Sucede que, pese embora a Recorrente em resposta ao convite que lhe foi dirigido tenha feito alusão à sua situação do estado civil de casada para concretizar que a teleologia normativa inerente ao art.º 22º, n.º 7 da Lei n.º 34/2004, de 29 de Julho não está apenas vocacionada para a protecção jurídica individual, o certo é que independentemente da aludida alusão ao seu estado civil, ainda assim se depreende que o sentido da interpretação normativa que pretende impugnar é que a norma em si não se destina apenas à protecção jurídica individual, cabendo nela situações de protecção jurídica colectiva – como por exemplo o caso dos cônjuges, o caso da acção popular, etc... Desde que uma mesma acção judicial possa comportar um mesmo interesse para diversos sujeitos que integram a mesma parte processual, aferindo-se uma interpretação de protecção jurídica individual do art.º 22º, n.º 7 da Lei n.º 34/2004, de 29 de Julho sempre serão violados os princípios constitucionais plasmados nos art.º 13.º e 20.º da CRP.
Nestes termos e nos melhores de Direito que os Excelentíssimos Juízes Conselheiros suprirão, deverá a presente reclamação ser julgada procedente e em consequência:
a) ordenar-se a revogação do despacho exarado pelo Excelentíssimo Juiz Conselheiro Relator de não admissão do recurso para o Tribunal Constitucional e que condenou a Recorrente em nas respectivas custas;
b) exarar-se despacho que admita o recurso em crise e ordenar-se a notificação da Recorrente para alegar, seguindo os autos a sua normal tramitação até final.

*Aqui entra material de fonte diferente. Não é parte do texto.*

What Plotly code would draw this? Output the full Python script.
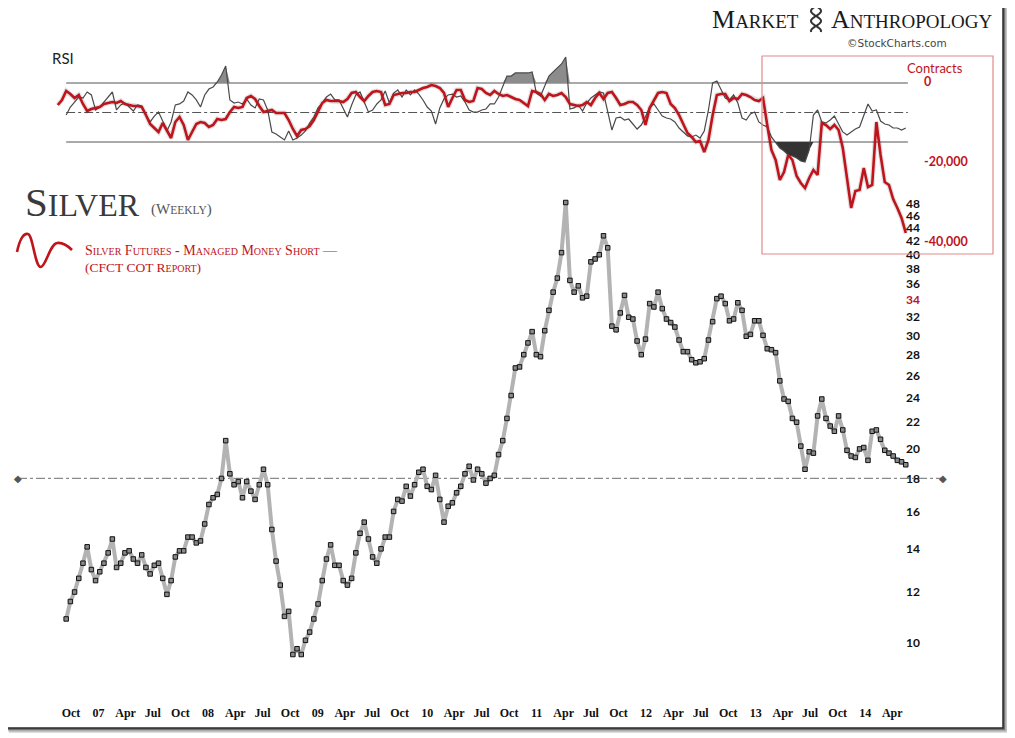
import numpy as np
import pandas as pd
import plotly.graph_objects as go

W, H = 1015, 738
OFF = 8  # page margin of the browser, the figure starts 8px right and down
RED = '#c0141c'

# silver, biweekly closes (USD/oz), mid-Sep 2006 .. mid-May 2014
silver_close = [
    10.9, 11.6, 12.0, 12.6, 13.3, 14.1, 13.0, 12.5, 12.9, 13.3,
    13.8, 14.5, 13.1, 13.3, 13.8, 13.9, 13.5, 13.3, 13.7, 13.1,
    12.8, 13.2, 13.3, 12.6, 11.9, 12.5, 13.6, 13.9, 13.9, 14.6,
    14.6, 14.3, 14.4, 15.3, 16.4, 16.8, 17.0, 18.0, 20.6, 18.3,
    17.6, 17.8, 16.8, 17.8, 17.2, 16.7, 17.6, 18.6, 17.6, 15.0,
    13.4, 12.3, 11.0, 11.2, 9.6, 9.8, 9.6, 10.1, 10.4, 10.9,
    11.5, 12.5, 13.5, 14.2, 13.2, 13.2, 12.5, 12.3, 12.6, 13.8,
    14.8, 15.4, 14.5, 13.6, 13.3, 14.0, 14.6, 14.6, 16.0, 16.7,
    16.6, 17.5, 16.9, 17.6, 18.4, 18.6, 17.5, 17.3, 18.2, 16.7,
    15.4, 16.3, 16.5, 17.1, 17.5, 18.3, 18.8, 17.9, 18.6, 18.3,
    17.7, 18.0, 18.2, 19.6, 20.6, 22.3, 24.2, 26.7, 26.8, 28.0,
    29.2, 30.4, 28.0, 27.8, 30.5, 32.8, 35.0, 36.8, 40.3, 48.2,
    36.5, 35.0, 35.8, 34.3, 34.5, 39.0, 39.4, 40.0, 42.8, 41.0,
    31.0, 30.6, 32.5, 34.6, 32.0, 31.8, 29.4, 28.0, 29.6, 33.6,
    33.2, 35.0, 33.0, 31.8, 31.4, 30.9, 29.5, 28.3, 28.3, 27.5,
    27.2, 27.3, 27.6, 29.5, 31.5, 34.2, 34.5, 33.6, 31.6, 31.8,
    33.7, 32.8, 29.9, 30.1, 31.6, 31.6, 30.0, 28.6, 28.5, 28.2,
    25.5, 23.9, 23.7, 22.3, 22.0, 20.2, 18.6, 19.8, 19.7, 22.5,
    23.9, 22.3, 21.7, 21.3, 22.5, 21.4, 19.9, 19.5, 19.4, 20.0,
    20.1, 19.2, 21.3, 21.4, 20.7, 19.9, 19.7, 19.5, 19.2, 19.1,
    18.9,
]

# RSI of silver, same dates
silver_rsi = [
    48.3, 53.7, 57.1, 60.5, 59.8, 63.9, 61.9, 51.7, 53.7, 57.1,
    59.8, 63.9, 51.7, 55.1, 56.4, 53.7, 51.0, 55.1, 54.4, 48.3,
    43.6, 47.6, 50.3, 44.2, 37.5, 43.6, 55.1, 55.8, 57.8, 63.9,
    61.9, 58.5, 53.7, 61.9, 65.9, 67.3, 70.7, 75.4, 81.5, 58.5,
    56.4, 57.1, 55.8, 59.2, 55.1, 53.1, 59.2, 58.5, 51.7, 36.8,
    35.4, 33.4, 31.4, 37.5, 31.4, 32.7, 34.7, 37.5, 42.9, 46.9,
    53.1, 56.4, 60.5, 62.5, 58.5, 58.5, 53.1, 46.9, 55.1, 61.9,
    63.9, 57.1, 50.3, 51.7, 55.8, 58.5, 64.6, 56.4, 63.2, 65.3,
    60.5, 65.3, 61.9, 65.3, 62.5, 58.5, 53.7, 51.0, 42.2, 53.1,
    59.2, 61.9, 62.5, 60.5, 61.2, 57.1, 51.7, 50.3, 50.3, 51.7,
    52.4, 55.8, 55.8, 60.5, 67.3, 74.7, 74.7, 76.8, 76.8, 76.8,
    76.8, 77.5, 63.2, 61.2, 68.0, 74.7, 77.5, 80.2, 82.9, 87.6,
    52.4, 53.1, 55.1, 51.0, 56.4, 59.8, 61.9, 63.9, 63.2, 50.3,
    38.1, 46.3, 46.9, 44.9, 45.6, 42.2, 38.8, 41.5, 46.9, 53.7,
    55.8, 51.7, 47.6, 46.3, 45.6, 43.6, 39.5, 36.8, 34.1, 33.4,
    34.7, 32.7, 37.5, 51.7, 70.0, 71.4, 65.9, 59.8, 58.5, 61.9,
    56.4, 46.3, 44.9, 49.0, 50.3, 43.6, 41.5, 40.2, 33.4, 30.0,
    25.9, 23.9, 21.2, 20.5, 19.2, 17.1, 16.4, 24.6, 48.3, 51.7,
    43.6, 42.9, 44.9, 47.6, 42.2, 36.8, 34.7, 36.8, 38.8, 40.2,
    48.3, 55.8, 51.0, 51.7, 44.2, 42.2, 41.5, 39.5, 39.5, 38.1,
    39.5,
]

# CFTC COT, silver futures managed money short (contracts, shown negative), from mid-Aug 2006
mm_short = [
    -5750, -4500, -2250, -3000, -4000, -3250, -5500, -7250, -6750, -6500,
    -6250, -5500, -5250, -5000, -5250, -4750, -5500, -5750, -6000, -6000,
    -6250, -8250, -10500, -11500, -12500, -10250, -12000, -14000, -10000, -8750,
    -10750, -14500, -12500, -10500, -10000, -10250, -11250, -10750, -9250, -9500,
    -9250, -7500, -6250, -6500, -6250, -4000, -3500, -4250, -6000, -7500,
    -7250, -7000, -7750, -7750, -7750, -9500, -11750, -13500, -12000, -11750,
    -11000, -9500, -7500, -5250, -4500, -4750, -4750, -4750, -5000, -4250,
    -2750, -2500, -3750, -4750, -3500, -2500, -2250, -2500, -5750, -5500,
    -3250, -3000, -2750, -2750, -2500, -2500, -2000, -1500, -1250, -750,
    -1000, -1500, -2750, -6250, -4000, -2000, -2000, -4500, -5000, -4750,
    -1500, -1750, -2750, -3250, -2250, -3000, -3500, -3250, -3750, -4250,
    -4500, -5250, -6000, -2250, -2500, -3000, -4500, -3000, -3500, -3250,
    -2750, -3750, -5500, -5750, -6000, -5750, -5000, -5750, -4000, -2750,
    -4250, -2750, -2500, -4000, -5750, -5500, -5000, -5000, -5750, -7000,
    -10750, -6500, -4500, -2750, -2500, -2750, -5500, -6500, -8250, -10500,
    -12750, -13750, -15000, -14750, -17500, -14500, -8250, -3250, -3000, -3000,
    -4750, -4000, -4250, -3000, -3250, -3750, -4500, -4750, -4000, -10750,
    -17000, -19500, -24500, -22500, -18250, -19500, -23500, -25250, -26500, -24000,
    -22000, -23250, -10250, -10750, -11750, -10750, -12000, -16500, -24000, -31500,
    -27250, -27000, -21500, -26250, -25750, -10000, -18250, -25000, -25750, -29250,
    -31500, -34000, -37750,
]

price_dates = pd.date_range('2006-09-15', periods=len(silver_close), freq='14D')
cot_dates = pd.date_range('2006-08-18', periods=len(mm_short), freq='14D')

tick_dates = pd.date_range('2006-10-01', '2014-04-01', freq='QS')
tick_text = [d.strftime('%y') if d.month == 1 else d.strftime('%b') for d in tick_dates]

price_ticks = list(range(10, 50, 2))
price_text = [f"<span style='color:{RED}'>{v}</span>" if v == 34 else str(v) for v in price_ticks]

contract_ticks = [0, -20000, -40000]
contract_text = ['0', '-20,000', '-40,000']

rsi_levels = [70, 50, 30]


def px(x):
    return (x - OFF) / W


def py(y):
    return 1 - (y - OFF) / H


def pt(x, y):
    return f"{px(x):.5f},{py(y):.5f}"


def caps(text, small):
    # fake small caps: capitals and symbols at base size, lower case as small capitals
    out, run = '', ''
    for ch in text:
        if ch.islower():
            run += ch.upper()
        else:
            if run:
                out += f"<span style='font-size:{small}px'>{run}</span>"
                run = ''
            out += ch
    if run:
        out += f"<span style='font-size:{small}px'>{run}</span>"
    return out


fig = go.Figure()

# RSI fills beyond 70 / 30
rsi = np.array(silver_rsi)
fig.add_trace(go.Scatter(x=price_dates, y=[70] * len(rsi), yaxis='y2', mode='lines',
                         line=dict(width=0), hoverinfo='skip', showlegend=False))
fig.add_trace(go.Scatter(x=price_dates, y=np.maximum(rsi, 70), yaxis='y2', mode='lines',
                         fill='tonexty', fillcolor='#8c8c8c', line=dict(width=0),
                         hoverinfo='skip', showlegend=False))
fig.add_trace(go.Scatter(x=price_dates, y=[30] * len(rsi), yaxis='y2', mode='lines',
                         line=dict(width=0), hoverinfo='skip', showlegend=False))
fig.add_trace(go.Scatter(x=price_dates, y=np.minimum(rsi, 30), yaxis='y2', mode='lines',
                         fill='tonexty', fillcolor='#333333', line=dict(width=0),
                         hoverinfo='skip', showlegend=False))
fig.add_trace(go.Scatter(x=price_dates, y=rsi, yaxis='y2', mode='lines', name='RSI',
                         line=dict(color='#4a4a4a', width=1.2), showlegend=False))

# managed money short
fig.add_trace(go.Scatter(x=cot_dates, y=mm_short, yaxis='y3', mode='lines',
                         line=dict(color='rgba(0,0,0,0.12)', width=5), hoverinfo='skip',
                         showlegend=False))
fig.add_trace(go.Scatter(x=cot_dates, y=mm_short, yaxis='y3', mode='lines',
                         name='Managed Money Short', line=dict(color=RED, width=2.6),
                         showlegend=False))

# silver price
fig.add_trace(go.Scatter(x=price_dates, y=silver_close, yaxis='y', mode='lines+markers',
                         name='Silver', line=dict(color='#b3b3b3', width=4),
                         marker=dict(symbol='square', size=4.5, color='#8a8a8a',
                                     line=dict(color='#111', width=1)),
                         showlegend=False))

shapes = []
# frame with drop shadow
for off, op in [(5, 0.18), (3.5, 0.3), (2, 0.5)]:
    shapes.append(dict(type='rect', xref='paper', yref='paper', layer='below',
                       x0=px(4 + off), x1=px(1003 + off), y0=py(728 + off), y1=py(3 + off),
                       fillcolor=f'rgba(60,60,60,{op})', line=dict(width=0)))
shapes.append(dict(type='rect', xref='paper', yref='paper', layer='below',
                   x0=px(4), x1=px(1003), y0=py(728), y1=py(3),
                   fillcolor='white', line=dict(color='#2a2a2a', width=1.5)))
# RSI levels
for lv in rsi_levels:
    shapes.append(dict(type='line', xref='x', yref='y2', layer='below',
                       x0=price_dates[0], x1=price_dates[-1] + pd.Timedelta(days=7),
                       y0=lv, y1=lv,
                       line=dict(color='#555', width=1, dash='dashdot' if lv == 50 else 'solid')))
# COT box
shapes.append(dict(type='rect', xref='paper', yref='paper',
                   x0=px(762), x1=px(993), y0=py(254), y1=py(56),
                   line=dict(color='#e28a8a', width=1.2)))
# 18 support line
shapes.append(dict(type='line', xref='paper', yref='y', layer='below',
                   x0=px(18), x1=px(943), y0=18, y1=18,
                   line=dict(color='#8a8a8a', width=1.3, dash='dashdot')))
# DNA helix logo
hy = np.linspace(6, 32, 40)
hs = np.sin(2 * np.pi * (hy - 6) / 20)
for sgn in (1, -1):
    d = 'M ' + ' L '.join(pt(816 + sgn * 5 * s, y) for s, y in zip(hs, hy))
    shapes.append(dict(type='path', xref='paper', yref='paper', path=d,
                       line=dict(color='#333', width=2)))
# legend wave
wave = ('M ' + pt(17, 252) + ' C ' + pt(20, 238) + ' ' + pt(24, 233) + ' ' + pt(28, 234) +
        ' C ' + pt(33, 235) + ' ' + pt(35, 268) + ' ' + pt(41, 267) +
        ' C ' + pt(46, 266) + ' ' + pt(50, 244) + ' ' + pt(57, 243) +
        ' C ' + pt(63, 242) + ' ' + pt(68, 246) + ' ' + pt(72, 250))
shapes.append(dict(type='path', xref='paper', yref='paper', path=wave,
                   line=dict(color=RED, width=2.6)))

serif = 'Liberation Serif'
annotations = [
    dict(x=px(801), y=py(20), xanchor='right', text=caps('Market', 19),
         font=dict(family=serif, size=26, color='#1a1a1a')),
    dict(x=px(829), y=py(20), xanchor='left', text=caps('Anthropology', 19),
         font=dict(family=serif, size=26, color='#1a1a1a')),
    dict(x=px(897), y=py(43), text='©StockCharts.com',
         font=dict(family='DejaVu Sans', size=10.5, color='#444')),
    dict(x=px(63), y=py(58), text='RSI', font=dict(family='Lato', size=15, color='#222')),
    dict(x=px(935), y=py(68), text='Contracts', font=dict(family='Lato', size=13, color=RED)),
    dict(x=px(23), y=py(202), xanchor='left', text=caps('Silver', 32),
         font=dict(family=serif, size=41, color='#3a3a3a')),
    dict(x=px(149), y=py(209), xanchor='left', text=caps('(Weekly)', 11.5),
         font=dict(family=serif, size=15, color='#555')),
    dict(x=px(83), y=py(250), xanchor='left',
         text=caps('Silver Futures - Managed Money Short \u2014', 10),
         font=dict(family=serif, size=14, color=RED)),
    dict(x=px(83), y=py(268), xanchor='left', text=caps('(CFCT COT Report)', 10),
         font=dict(family=serif, size=13.5, color=RED)),
]
for a in annotations:
    a['xref'] = 'paper'
    a['yref'] = 'paper'
# diamonds at the ends of the 18 line (annotation y on a log axis is log10)
for xe in (18, 943):
    annotations.append(dict(x=px(xe), y=np.log10(18), xref='paper', yref='y',
                            text='\u25c6', font=dict(size=10, color='#555')))
for a in annotations:
    a.setdefault('xanchor', 'center')
    a['yanchor'] = 'middle'
    a['showarrow'] = False

fig.update_layout(
    width=W, height=H,
    margin=dict(l=0, r=0, t=0, b=0),
    paper_bgcolor='white', plot_bgcolor='rgba(0,0,0,0)',
    showlegend=False,
    xaxis=dict(domain=[0, 1], range=['2006-03-05', '2015-06-11'], anchor='y',
               tickvals=tick_dates, ticktext=tick_text, ticks='', showgrid=False,
               zeroline=False, showline=False, ticklabelstandoff=6,
               tickfont=dict(family='Liberation Sans Narrow', size=12, color='#111',
                             weight='bold')),
    yaxis=dict(domain=[py(698), py(190)], type='log',
               range=[np.log10(8.22), np.log10(50.4)],
               side='right', anchor='free', position=px(905),
               tickvals=price_ticks, ticktext=price_text, ticks='', showgrid=False,
               zeroline=False, showline=False,
               tickfont=dict(family='Lato', size=12, color='#111', weight='bold')),
    yaxis2=dict(domain=[py(260), py(40)], range=[-50, 99.15], visible=False,
                anchor='x'),
    yaxis3=dict(overlaying='y2', range=[-44500, 10500], side='right', anchor='free',
                position=px(923), tickvals=contract_ticks, ticktext=contract_text,
                ticks='', showgrid=False, zeroline=False, showline=False,
                tickfont=dict(family='Lato', size=12.5, color=RED, weight='bold')),
    shapes=shapes,
    annotations=annotations,
)

fig.write_html('out.html')
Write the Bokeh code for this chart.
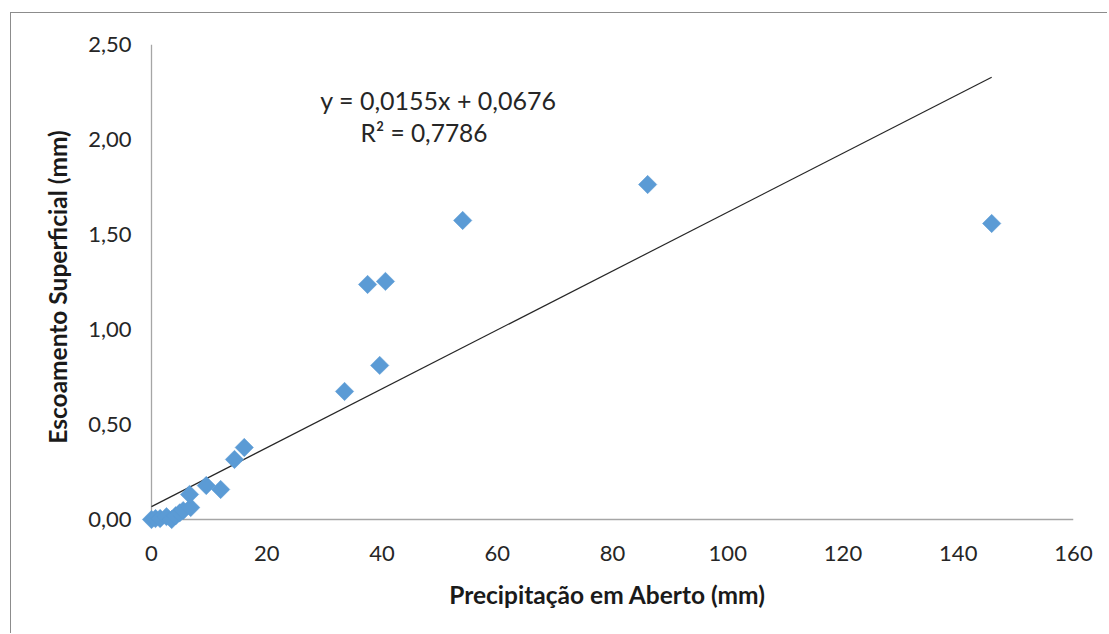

3. Não houve resposta, importando decidir.
4. A reclamante apresentou, na Relação do Porto, um requerimento no qual manifestava a intenção de interpor recurso para o Tribunal Constitucional ao abrigo das «alíneas b) e f) do n.º 1 do artigo 70º da Lei do Tribunal Constitucional» para averiguar da inconstitucionalidade das «normas que emanam dos artigos 22º, 24º e 25º da Lei n.º 34/2004, de 29 de Julho». No sentido de se alcançar uma melhor identificação do objecto do recurso, o Tribunal convidou a recorrente a enunciar as normas que pretendia impugnar. Na resposta, acima transcrita, o recurso foi reduzido ao artigo 22º, n.º 7 da Lei n.º 34/2004, de 29 de Julho, numa interpretação que o Tribunal considerou, na Decisão Sumária em reclamação, não constituir uma questão normativa, mas, diversamente, representar a decisão proferida no tribunal recorrido, cuja sindicância não cabe no âmbito do recurso previsto nas aludidas alíneas b) e f) do n.º 1 do art.º 70º da Lei do Tribunal Constitucional.
Isto é: ao identificar o objecto do recurso, a recorrente expôs um enunciado que manifestamente não representa um critério normativo que porventura a decisão recorrida haja aplicado como ratio decidendi. Tal enunciado, consiste, objectivamente, numa alegação crítica da própria decisão recorrida, sem isolar qualquer questão com carácter normativo.
Sendo esta a razão que fundamentou a decisão em reclamação, é manifesto que a reclamação não contraria nenhum segmento dessa decisão, razão pela qual o Tribunal mantém o entendimento de que não pode conhecer de um tal objecto no âmbito deste recurso.
5. Decide-se, em consequência, indeferir a reclamação e manter a decisão de não conhecer do recurso. Custas pela recorrente, fixando a taxa de justiça em 20 (vinte) unidades de conta.
Lisboa, 7 de Dezembro de 2011.- Carlos Pamplona de Oliveira – Maria João Antunes – Gil Galvão.